▸ **TASK GOAL**: From the top of the entries, reproduce each line exactly, stopping after the line that contains "(21,10) rectangle (740,586);". Omit pictures.

====== ENTRIES SUPPLIED ======

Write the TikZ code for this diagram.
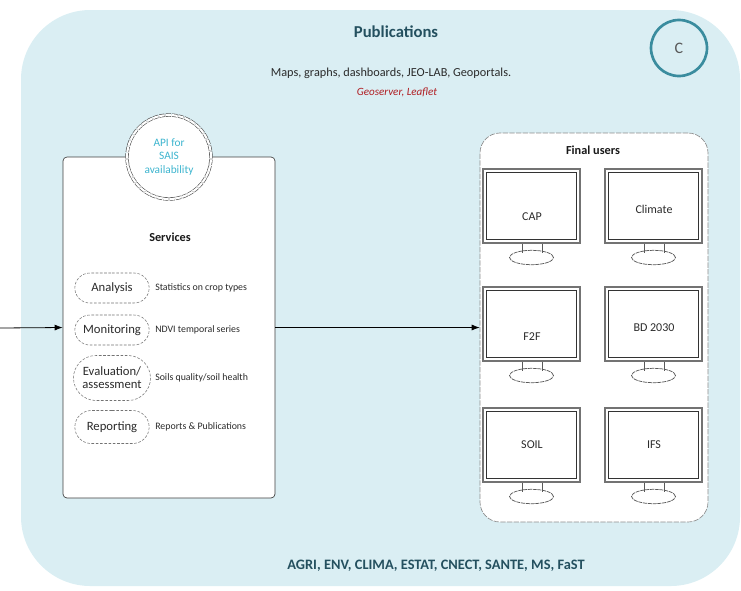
\documentclass[tikz,border=0pt]{standalone}
\usepackage{fontspec}
\setmainfont{Carlito}
\usetikzlibrary{shapes.misc,arrows.meta}
\definecolor{bgblue}{HTML}{DAEEF3}
\definecolor{titleteal}{HTML}{24505F}
\definecolor{ringteal}{HTML}{3A8C9E}
\definecolor{apicyan}{HTML}{3DB5CF}
\definecolor{darkred}{HTML}{B01E23}
\definecolor{txt}{HTML}{2B2B2B}
\newcommand\fsz[1]{\fontsize{#1}{1.25\dimexpr#1pt\relax}\selectfont}
\begin{document}
\begin{tikzpicture}[x=0.75pt,y=-0.75pt,
  bgpanel/.style={fill=bgblue},
  servbox/.style={draw=black!75, line width=0.5pt, fill=white, rounded corners=3pt, minimum width=159pt, minimum height=255.75pt, inner sep=0pt},
  userbox/.style={draw=black!45, dash pattern=on 4pt off 1pt, line width=0.5pt, fill=white, rounded corners=15pt, minimum width=171pt, minimum height=291.75pt, inner sep=0pt},
  pill/.style={rounded rectangle, draw=black!55, dash pattern=on 2pt off 1.2pt, line width=0.4pt, minimum width=57.75pt, minimum height=22.5pt, inner sep=1pt, align=center, font=\fsz{9.5}, text=txt},
  desc/.style={anchor=west, font=\fsz{7.4}, text=txt, inner sep=0pt},
  screenout/.style={draw=black!55, line width=1.1pt, minimum width=72.75pt, minimum height=55.5pt, inner sep=0pt, fill=white},
  screenin/.style={draw=black!80, line width=0.5pt, minimum width=67.5pt, minimum height=50.25pt, inner sep=0pt},
  monlabel/.style={font=\fsz{9}, text=txt, inner sep=0pt},
  stand/.style={draw=black!65, line width=0.55pt},
  conn/.style={draw=black, line width=0.6pt, -{Latex[length=6pt,width=4.5pt]}}
]
\useasboundingbox (0,0) rectangle (741,590);
\path[bgpanel, rounded corners=52pt] (21,10) rectangle (740,586);

% header
\node[font=\bfseries\fsz{12.5}, text=titleteal] (pub) at (396,32) {Publications};
\node[font=\fsz{9.2}, text=txt] (maps) at (391,73) {Maps, graphs, dashboards, JEO-LAB, Geoportals.};
\node[font=\itshape\fsz{8.3}, text=darkred] (geo) at (397,92) {Geoserver, Leaflet};
\node[circle, draw=ringteal, line width=2pt, minimum size=42pt, inner sep=0pt, font=\fsz{12}, text=black!65] (cbadge) at (679,48) {C};

% services
\node[servbox] (serv) at (169,327.5) {};
\node[circle, fill=white, draw=black!70, line width=0.45pt, double=white, double distance=1.6pt, dash pattern=on 4pt off 0.8pt, minimum size=63pt, inner sep=0pt, align=center, font=\fsz{8.5}, text=apicyan] (api) at (169,157) {API for\\[-0.5pt]SAIS\\[-0.5pt]availability};
\node[font=\bfseries\fsz{9.2}, text=black!90] (servt) at (170,237) {Services};

\node[pill] (p1) at (112,288) {Analysis};
\node[pill] (p2) at (112,330) {Monitoring};
\node[pill, minimum height=33.75pt, inner sep=0pt] (p3) at (112,378) {Evaluation/\\[-2pt]assessment};
\node[pill, minimum height=24.75pt] (p4) at (112,427) {Reporting};

\node[desc] (d1) at (155,288) {Statistics on crop types};
\node[desc] (d2) at (155,330) {NDVI temporal series};
\node[desc] (d3) at (155,378) {Soils quality/soil health};
\node[desc] (d4) at (155,427) {Reports \& Publications};

% final users
\node[userbox] (users) at (594,327.5) {};
\node[font=\bfseries\fsz{9.2}, text=black!90] (userst) at (593,150) {Final users};

\foreach \n/\X/\Y/\t/\ly in {cap/483/169/CAP/217, clim/605/169/Climate/209, ftf/483/287/F2F/337, bd/605/287/BD 2030/328, soil/483/408/SOIL/445, ifs/605/408/IFS/445}{
  \node[screenout] (\n) at ({\X+48.5},{\Y+37}) {};
  \node[screenin] (\n in) at (\n) {};
  \node[monlabel] (\n lab) at ({\X+49},\ly) {\t};
  \draw[stand] ({\X+39},{\Y+74.8}) -- ({\X+39},{\Y+84});
  \draw[stand] ({\X+59},{\Y+74.8}) -- ({\X+59},{\Y+84});
  \draw[stand, dash pattern=on 3pt off 0.6pt] ({\X+48.5},{\Y+88.5}) ellipse [x radius=16.5pt, y radius=5.4pt];
}

% connectors
\coordinate (src) at (0,328);
\draw[conn] (src) -- (serv.west);
\draw[conn] (serv.east) -- (users.west);

% bottom
\node[font=\bfseries\fsz{10.8}, text=titleteal] (dgs) at (436,566) {AGRI, ENV, CLIMA, ESTAT, CNECT, SANTE, MS, FaST};
\end{tikzpicture}
\end{document}
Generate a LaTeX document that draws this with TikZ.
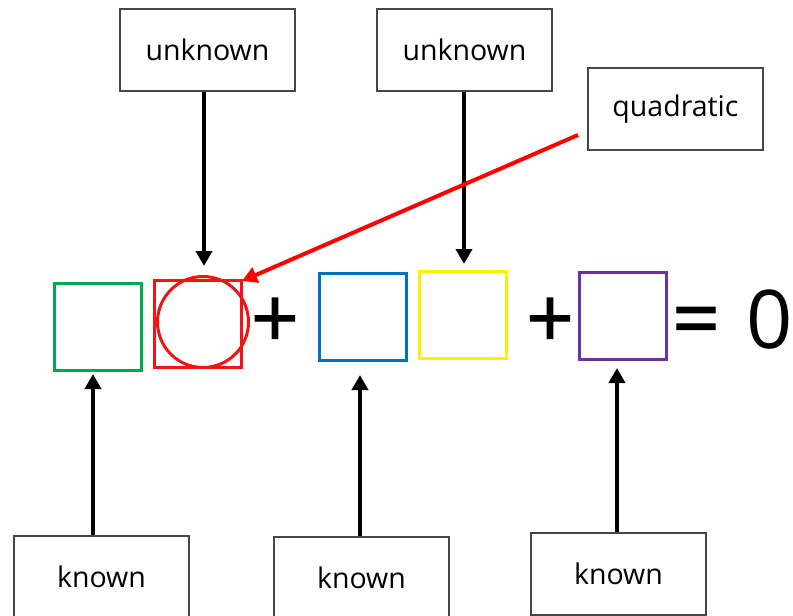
\documentclass[tikz,border=0pt]{standalone}
\usepackage{fontspec}
\setmainfont{Open Sans}
\usetikzlibrary{arrows.meta}
\definecolor{slotgreen}{RGB}{0,168,80}
\definecolor{slotred}{RGB}{240,20,20}
\definecolor{slotblue}{RGB}{0,112,192}
\definecolor{slotyellow}{RGB}{255,240,0}
\definecolor{slotpurple}{RGB}{112,48,160}
\definecolor{boxline}{RGB}{70,70,70}
\begin{document}
\begin{tikzpicture}[x=1pt,y=-1pt,
  tag/.style={draw=boxline, line width=1.3pt, minimum width=175pt, minimum height=82pt,
    inner sep=0pt, font=\fontsize{28.5}{30}\selectfont},
  slot/.style={draw=#1, line width=3pt, minimum size=87pt, inner sep=0pt},
  pointer/.style={line width=4pt, -{Triangle[length=15pt,width=16pt]}},
  sym/.style={anchor=base, inner sep=0pt, font=\fontsize{84}{90}\selectfont},
  op/.style={sym, font=\fontsize{84}{90}\selectfont\addfontfeature{FakeBold=1.2}}]
\useasboundingbox (0,0) rectangle (793,616);

% label boxes
\node[tag] (u1) at (207.5,50) {unknown};
\node[tag] (u2) at (464.5,50) {unknown};
\node[tag] (quad) at (675.5,109) {quadratic};
\node[tag] (k1) at (101.5,577) {known};
\node[tag] (k2) at (361.5,578) {known};
\node[tag] (k3) at (618.5,574) {known};

% the equation slots
\node[slot=slotgreen] (s1) at (98,327) {};
\node[slot=slotred] (s2) at (198,324) {};
\node[draw=slotred, line width=3pt, circle, minimum size=91pt, inner sep=0pt] (c2) at (203,322) {};
\node[slot=slotblue] (s3) at (363,317) {};
\node[slot=slotyellow] (s4) at (463,315) {};
\node[slot=slotpurple] (s5) at (623,316) {};

% operators and right-hand side
\node[op] (p1) at (275,348) {+};
\node[op] (p2) at (550,348) {+};
\node[op] (eq) at (696,348) {=};
\node[sym, anchor=base west, font=\fontsize{81}{90}\selectfont] (zero) at (746,348) {0};

% arrow ends
\coordinate (t1) at (204,266);
\coordinate (t2) at (464,264);
\coordinate (b1) at (93,374);
\coordinate (b2) at (360,375);
\coordinate (b3) at (617,368);
\coordinate (rs) at (578,135);
\coordinate (rt) at (242,281);

\draw[pointer] (u1.south -| t1) -- (t1);
\draw[pointer] (u2.south -| t2) -- (t2);
\draw[pointer] (k1.north -| b1) -- (b1);
\draw[pointer] (k2.north -| b2) -- (b2);
\draw[pointer] (k3.north -| b3) -- (b3);
\draw[pointer, draw=red, fill=red] (rs) -- (rt);
\end{tikzpicture}
\end{document}
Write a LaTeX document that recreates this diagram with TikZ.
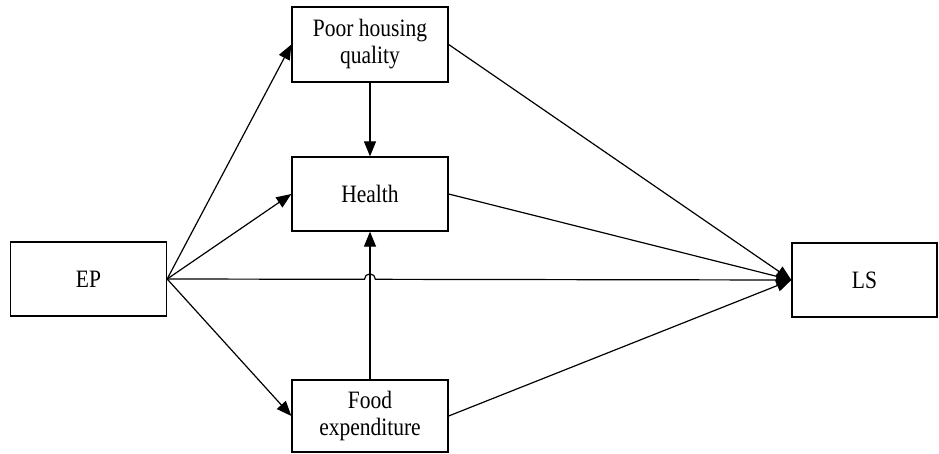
\documentclass[tikz,border=0pt]{standalone}
\usepackage{fontspec}
\setmainfont[FakeStretch=0.86]{Liberation Serif}
\usetikzlibrary{arrows.meta,calc}
\begin{document}
\begin{tikzpicture}[x=1pt,y=-1pt,
  box/.style={draw,line width=1.3pt,inner sep=0pt,align=center,
    font=\fontsize{25}{27}\selectfont},
  conn/.style={line width=1.2pt,-{Triangle[length=15pt,width=12pt]}}]
\useasboundingbox (0,0) rectangle (939,454);
\node[box,minimum width=156,minimum height=74] (EP) at (88.5,279) {EP};
\node[box,minimum width=156,minimum height=75] (PH) at (370,44.5) {Poor housing\\quality};
\node[box,minimum width=156,minimum height=74] (H) at (370,194) {Health};
\node[box,minimum width=156,minimum height=72] (F) at (370,416) {Food\\expenditure};
\node[box,minimum width=145,minimum height=74] (LS) at (864.5,280) {LS};
\draw[conn] (EP.east) -- (PH.west);
\draw[conn] (EP.east) -- (H.west);
\draw[conn] (EP.east) -- (F.west);
\draw[conn] (PH.south) -- (H.north);
\draw[conn] (F.north) -- (H.south);
\draw[conn] (PH.east) -- (LS.west);
\draw[conn] (H.east) -- (LS.west);
\draw[conn] (F.east) -- (LS.west);
\coordinate (X) at ($(EP.east)!(H.south)!(LS.west)$);
\draw[conn] (EP.east) -- ([xshift=-5.5pt]X) arc[start angle=180,end angle=0,radius=5.5pt] -- (LS.west);
\end{tikzpicture}
\end{document}
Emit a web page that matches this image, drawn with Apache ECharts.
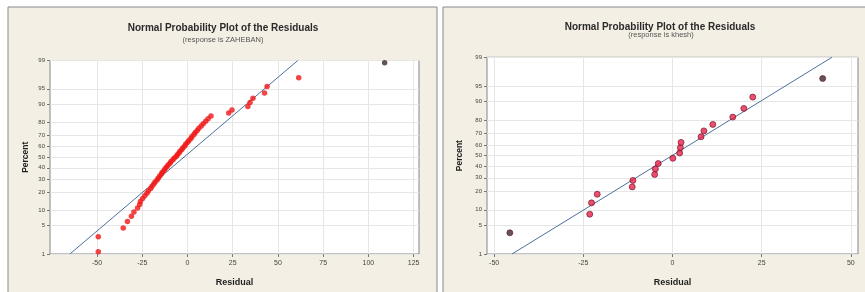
<!DOCTYPE html>
<html><head><meta charset="utf-8">
<script src="https://cdn.jsdelivr.net/npm/echarts@6/dist/echarts.min.js"></script>
<style>html,body{margin:0;padding:0;background:#fff}#c{width:865px;height:292px}</style>
</head><body><div id="c"></div>
<script>
// ---- data ----
const percentTicks = [1, 5, 10, 20, 30, 40, 50, 60, 70, 80, 90, 95, 99];
const leftXTicks = [-50, -25, 0, 25, 50, 75, 100, 125];
const rightXTicks = [-50, -25, 0, 25, 50];

const leftResidual = [-49.3, -49.3, -35.5, -33.2, -31.0, -29.6, -27.6, -26.4, -26.0, -24.8,
  -23.6, -22.4, -21.6, -20.3, -19.6, -18.6, -17.9, -16.8, -16.1, -15.3,
  -14.4, -13.9, -12.9, -12.3, -11.4, -10.7, -9.7, -9.1, -8.0, -7.3,
  -6.2, -5.6, -4.7, -4.1, -3.1, -2.5, -1.5, -0.9, 0.1, 0.8,
  1.9, 2.5, 3.6, 4.3, 5.4, 6.3, 7.6, 8.7, 10.1, 11.4,
  13.0, 22.8, 24.6, 33.4, 34.6, 36.2, 42.6, 44.0, 61.5, 109.0];
const leftPercent = [1.16, 2.81, 4.47, 6.13, 7.78, 9.44, 11.09, 12.75, 14.40, 16.06,
  17.72, 19.37, 21.03, 22.68, 24.34, 25.99, 27.65, 29.30, 30.96, 32.62,
  34.27, 35.93, 37.58, 39.24, 40.89, 42.55, 44.21, 45.86, 47.52, 49.17,
  50.83, 52.48, 54.14, 55.79, 57.45, 59.11, 60.76, 62.42, 64.07, 65.73,
  67.38, 69.04, 70.70, 72.35, 74.01, 75.66, 77.32, 78.97, 80.63, 82.28,
  83.94, 85.60, 87.25, 88.91, 90.56, 92.22, 93.87, 95.53, 97.19, 98.84];

const rightResidual = [-45.6, -23.2, -22.7, -21.1, -11.3, -11.1, -5.0, -4.8, -4.0, 0.1,
  2.0, 2.2, 2.4, 8.0, 8.8, 11.3, 16.9, 20.0, 22.5, 42.1];
const rightPercent = [3.4, 8.3, 13.2, 18.1, 23.0, 27.9, 32.8, 37.7, 42.6, 47.5,
  52.5, 57.4, 62.3, 67.2, 72.1, 77.0, 81.9, 86.8, 91.7, 96.6];

const leftFitResidual = [-65, 61];
const leftFitPercent = [1, 99];
const rightFitResidual = [-45, 44.7];
const rightFitPercent = [1, 99];

// ---- normal probability scale (inverse normal CDF) ----
function probit(p) {
  const a = [-3.969683028665376e+01, 2.209460984245205e+02, -2.759285104469687e+02, 1.383577518672690e+02, -3.066479806614716e+01, 2.506628277459239e+00];
  const b = [-5.447609879822406e+01, 1.615858368580409e+02, -1.556989798598866e+02, 6.680131188771972e+01, -1.328068155288572e+01];
  const c = [-7.784894002430293e-03, -3.223964580411365e-01, -2.400758277161838e+00, -2.549732539343734e+00, 4.374664141464968e+00, 2.938163982698783e+00];
  const d = [7.784695709041462e-03, 3.224671290700398e-01, 2.445134137142996e+00, 3.754408661907416e+00];
  const pl = 0.02425, ph = 1 - pl;
  let q, r;
  if (p < pl) { q = Math.sqrt(-2 * Math.log(p)); return (((((c[0]*q+c[1])*q+c[2])*q+c[3])*q+c[4])*q+c[5]) / ((((d[0]*q+d[1])*q+d[2])*q+d[3])*q+1); }
  if (p <= ph) { q = p - 0.5; r = q*q; return (((((a[0]*r+a[1])*r+a[2])*r+a[3])*r+a[4])*r+a[5])*q / (((((b[0]*r+b[1])*r+b[2])*r+b[3])*r+b[4])*r+1); }
  q = Math.sqrt(-2 * Math.log(1 - p)); return -(((((c[0]*q+c[1])*q+c[2])*q+c[3])*q+c[4])*q+c[5]) / ((((d[0]*q+d[1])*q+d[2])*q+d[3])*q+1);
}
const zOf = pct => probit(pct / 100);
const zTicks = percentTicks.map(zOf);
const zMin = zOf(1), zMax = zOf(99);
function pctLabel(v) {
  let best = 0, bd = 1e9;
  zTicks.forEach((t, i) => { const dd = Math.abs(t - v); if (dd < bd) { bd = dd; best = i; } });
  return String(percentTicks[best]);
}

const FONT = '"Liberation Sans", Arial, sans-serif';
const gridLine = { show: true, lineStyle: { color: '#e6e6e6', width: 1 } };

function xAxis(gi, min, max, ticks) {
  return {
    gridIndex: gi, type: 'value', min: min, max: max,
    name: 'Residual', nameLocation: 'middle', nameGap: 24,
    nameTextStyle: { fontFamily: FONT, fontSize: 9, fontWeight: 'bold', color: '#222' },
    axisLine: { show: false, onZero: false },
    axisTick: { show: true, length: 3, customValues: ticks, lineStyle: { color: '#777' } },
    axisLabel: { customValues: ticks, fontFamily: FONT, fontSize: 7, color: '#444', margin: 6 },
    splitLine: gridLine
  };
}
function yAxis(gi, gap) {
  return {
    gridIndex: gi, type: 'value', min: zMin, max: zMax,
    name: 'Percent', nameLocation: 'middle', nameGap: gap,
    nameTextStyle: { fontFamily: FONT, fontSize: 8.5, fontWeight: 'bold', color: '#222' },
    axisLine: { show: false, onZero: false },
    axisTick: { show: true, length: 3, customValues: zTicks, lineStyle: { color: '#777' } },
    axisLabel: { customValues: zTicks, formatter: pctLabel, fontFamily: FONT, fontSize: 6, color: '#444', margin: 5 },
    splitLine: gridLine
  };
}
function pts(res, pct) { return res.map((r, i) => [r, zOf(pct[i])]); }

const chart = echarts.init(document.getElementById('c'), null, { renderer: 'canvas' });
chart.setOption({
  animation: false,
  backgroundColor: '#ffffff',
  graphic: [
    { type: 'rect', z: -10, shape: { x: 8, y: 7, width: 429, height: 292 }, style: { fill: '#f3efe5', stroke: '#8a8a8a', lineWidth: 1 } },
    { type: 'rect', z: -10, shape: { x: 443, y: 7, width: 425, height: 292 }, style: { fill: '#f3efe5', stroke: '#8a8a8a', lineWidth: 1 } },
    { type: 'text', x: 223, y: 28, style: { text: 'Normal Probability Plot of the Residuals', font: 'bold 10px ' + FONT, fill: '#2a2a2a', textAlign: 'center', textVerticalAlign: 'middle' } },
    { type: 'text', x: 223, y: 40, style: { text: '(response is ZAHEBAN)', font: '7.5px ' + FONT, fill: '#555', textAlign: 'center', textVerticalAlign: 'middle' } },
    { type: 'text', x: 660, y: 27, style: { text: 'Normal Probability Plot of the Residuals', font: 'bold 10px ' + FONT, fill: '#2a2a2a', textAlign: 'center', textVerticalAlign: 'middle' } },
    { type: 'text', x: 661, y: 35, style: { text: '(response is khesh)', font: '7.5px ' + FONT, fill: '#555', textAlign: 'center', textVerticalAlign: 'middle' } }
  ],
  grid: [
    { left: 50, top: 60.5, width: 369, height: 193.5, show: true, backgroundColor: '#ffffff', borderColor: '#858585', borderWidth: 1 },
    { left: 487, top: 57.3, width: 371, height: 196.7, show: true, backgroundColor: '#ffffff', borderColor: '#858585', borderWidth: 1 }
  ],
  xAxis: [xAxis(0, -76, 128, leftXTicks), xAxis(1, -52, 52, rightXTicks)],
  yAxis: [yAxis(0, 20), yAxis(1, 23)],
  series: [
    { type: 'line', xAxisIndex: 0, yAxisIndex: 0, data: pts(leftFitResidual, leftFitPercent), showSymbol: false, lineStyle: { color: '#4d6f9c', width: 1 }, z: 2 },
    { type: 'scatter', xAxisIndex: 0, yAxisIndex: 0, data: pts(leftResidual, leftPercent), symbolSize: 5.5,
      itemStyle: { color: p => p.dataIndex === leftResidual.length - 1 ? '#3a2a2a' : '#f01616' }, z: 3 },
    { type: 'line', xAxisIndex: 1, yAxisIndex: 1, data: pts(rightFitResidual, rightFitPercent), showSymbol: false, lineStyle: { color: '#4d6f9c', width: 1 }, z: 2 },
    { type: 'scatter', xAxisIndex: 1, yAxisIndex: 1, data: pts(rightResidual, rightPercent), symbolSize: 6,
      itemStyle: { color: p => (p.dataIndex === 0 || p.dataIndex === rightResidual.length - 1) ? '#3a2a2a' : '#e8204a', borderColor: '#6a1020', borderWidth: 0.8 }, z: 3 }
  ]
});
</script>
</body></html>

======

▸ **THE OUTPUT**:
Write the TikZ code for this diagram.
\documentclass[tikz,border=0pt]{standalone}
\usepackage{fontspec}
\setmainfont{Carlito}
\usetikzlibrary{shapes.misc,arrows.meta}
\definecolor{bgblue}{HTML}{DAEEF3}
\definecolor{titleteal}{HTML}{24505F}
\definecolor{ringteal}{HTML}{3A8C9E}
\definecolor{apicyan}{HTML}{3DB5CF}
\definecolor{darkred}{HTML}{B01E23}
\definecolor{txt}{HTML}{2B2B2B}
\newcommand\fsz[1]{\fontsize{#1}{1.25\dimexpr#1pt\relax}\selectfont}
\begin{document}
\begin{tikzpicture}[x=0.75pt,y=-0.75pt,
  bgpanel/.style={fill=bgblue},
  servbox/.style={draw=black!75, line width=0.5pt, fill=white, rounded corners=3pt, minimum width=159pt, minimum height=255.75pt, inner sep=0pt},
  userbox/.style={draw=black!45, dash pattern=on 4pt off 1pt, line width=0.5pt, fill=white, rounded corners=15pt, minimum width=171pt, minimum height=291.75pt, inner sep=0pt},
  pill/.style={rounded rectangle, draw=black!55, dash pattern=on 2pt off 1.2pt, line width=0.4pt, minimum width=57.75pt, minimum height=22.5pt, inner sep=1pt, align=center, font=\fsz{9.5}, text=txt},
  desc/.style={anchor=west, font=\fsz{7.4}, text=txt, inner sep=0pt},
  screenout/.style={draw=black!55, line width=1.1pt, minimum width=72.75pt, minimum height=55.5pt, inner sep=0pt, fill=white},
  screenin/.style={draw=black!80, line width=0.5pt, minimum width=67.5pt, minimum height=50.25pt, inner sep=0pt},
  monlabel/.style={font=\fsz{9}, text=txt, inner sep=0pt},
  stand/.style={draw=black!65, line width=0.55pt},
  conn/.style={draw=black, line width=0.6pt, -{Latex[length=6pt,width=4.5pt]}}
]
\useasboundingbox (0,0) rectangle (741,590);
\path[bgpanel, rounded corners=52pt] (21,10) rectangle (740,586);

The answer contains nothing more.